On June 3, 2025, the California Senate unanimously voted to amend the California Invasion of Privacy Act (“CIPA”) to exclude cookies and other commonly used internet tracking technologies from CIPA under certain circumstances. The bill, Senate Bill 690, if passed by the other chamber and signed by the governor, will exempt companies who use tracking technologies for a “commercial business purpose” from the wiretapping provisions of CIPA.
As background, CIPA was enacted in 1967 to address concerns about privacy violations stemming from emerging technologies, particularly wiretapping and eavesdropping. CIPA also includes a provision prohibiting the use of “pen registers” and “trap and trace devices” (these are devices that record outgoing and incoming dialing, routing, addressing, or signaling information) without a court order. CIPA contains a private right of action and authorizes the greater of statutory damages in the amount of $5,000 per violation or three times the amount of actual damages.
In the last few years, plaintiffs’ firms have brought thousands of lawsuits and demand letters against companies that utilize online tracking devices. In the first wave, plaintiffs’ firms focused on the wiretapping and eavesdropping sections of CIPA. In the latest wave of these actions, plaintiffs have asserted violations under the pen register / trap and trace provision of CIPA where, for example, a company collects the user’s IP address, arguing that constitutes improper collection of dialing, routing, addressing, or signaling information.
Advocates for the bill have argued that such practices are abusive and punish companies for engaging in routine online business activities. They have also noted that such usage of CIPA contradicts the spirit and terms of the California Consumer Privacy Act’s (“CCPA”), which is an extensive law that governs online privacy for California residents.

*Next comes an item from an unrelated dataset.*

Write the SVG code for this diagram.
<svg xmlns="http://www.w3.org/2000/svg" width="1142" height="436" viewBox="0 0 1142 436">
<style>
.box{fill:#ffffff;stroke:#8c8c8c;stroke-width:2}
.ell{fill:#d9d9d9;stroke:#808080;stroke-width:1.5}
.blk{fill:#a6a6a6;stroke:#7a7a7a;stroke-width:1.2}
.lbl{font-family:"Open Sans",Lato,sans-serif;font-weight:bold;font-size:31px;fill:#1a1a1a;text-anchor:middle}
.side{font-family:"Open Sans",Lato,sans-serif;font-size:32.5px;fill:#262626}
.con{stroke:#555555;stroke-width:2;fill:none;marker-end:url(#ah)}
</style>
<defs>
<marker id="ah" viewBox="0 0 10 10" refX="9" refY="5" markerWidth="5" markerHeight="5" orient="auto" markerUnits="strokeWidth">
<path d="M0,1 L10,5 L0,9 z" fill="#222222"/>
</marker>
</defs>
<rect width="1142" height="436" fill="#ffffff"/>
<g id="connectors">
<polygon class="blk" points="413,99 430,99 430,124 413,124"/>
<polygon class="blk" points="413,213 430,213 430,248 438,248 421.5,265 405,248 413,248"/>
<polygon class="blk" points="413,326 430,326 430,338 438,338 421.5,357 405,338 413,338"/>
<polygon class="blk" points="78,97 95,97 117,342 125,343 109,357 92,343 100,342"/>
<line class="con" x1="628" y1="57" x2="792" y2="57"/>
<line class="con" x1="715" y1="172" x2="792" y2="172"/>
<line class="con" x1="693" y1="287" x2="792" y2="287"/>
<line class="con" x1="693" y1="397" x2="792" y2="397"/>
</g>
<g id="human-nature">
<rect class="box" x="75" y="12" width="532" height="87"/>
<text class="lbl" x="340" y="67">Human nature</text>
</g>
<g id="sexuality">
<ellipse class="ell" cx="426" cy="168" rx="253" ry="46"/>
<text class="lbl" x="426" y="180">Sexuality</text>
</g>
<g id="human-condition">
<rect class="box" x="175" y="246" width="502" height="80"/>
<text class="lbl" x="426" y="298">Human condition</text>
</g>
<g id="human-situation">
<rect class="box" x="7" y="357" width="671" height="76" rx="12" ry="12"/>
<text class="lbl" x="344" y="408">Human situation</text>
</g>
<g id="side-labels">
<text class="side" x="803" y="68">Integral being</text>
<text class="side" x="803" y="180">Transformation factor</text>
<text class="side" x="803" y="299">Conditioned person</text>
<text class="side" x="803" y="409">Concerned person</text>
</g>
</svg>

Passed in 2018, and since amended, CCPA specifically regulates businesses’ use and collection of consumer data, which leaves enforcement to state authorities, with a limited private right of action for security breaches.
If passed, the bill could help businesses by discouraging CIPA lawsuits on the usage of tracking devices in the world’s fourth largest economy and will provide to businesses a very valuable defense. However, the bill likely will not put an end to CIPA litigation. This is because the bill’s definition of “commercial business purpose” has a very specific, and rather complicated, meaning. It is limited to the processing of personal information that satisfies either of the following criteria: (a) is performed to further a “business purpose”, as defined by the CCPA’s complicated definition of a business purpose; or (b) is subject to a consumer’s opt-out rights under the CCPA, which generally involves situations where the business is selling personal information, sharing personal information for cross-context behavioral advertising, or using sensitive personal information outside of certain circumstances set forth in the CCPA. Interestingly, the bill’s definition of “commercial business purpose” does not encompass the CCPA’s definition of “commercial purpose”, which would have broadened the scope of this definition.
If this bill becomes law, companies can expect that plaintiffs will change their approach by arguing that the defendant lacked a legitimate commercial business purpose in using the tracking technologies. However, this issue will require plaintiffs’ firms to do a lot more work with less likelihood of prevailing, which likely will limit the number of these lawsuits.
Even if this bill becomes law, businesses would be well advised to ensure full, complete and accurate disclosure of their use of tracking technologies in their privacy policies and to continue to have a robust consent management tool on their website as it relates to such technologies.
The bill has support on both sides of the aisle and now heads to the state assembly.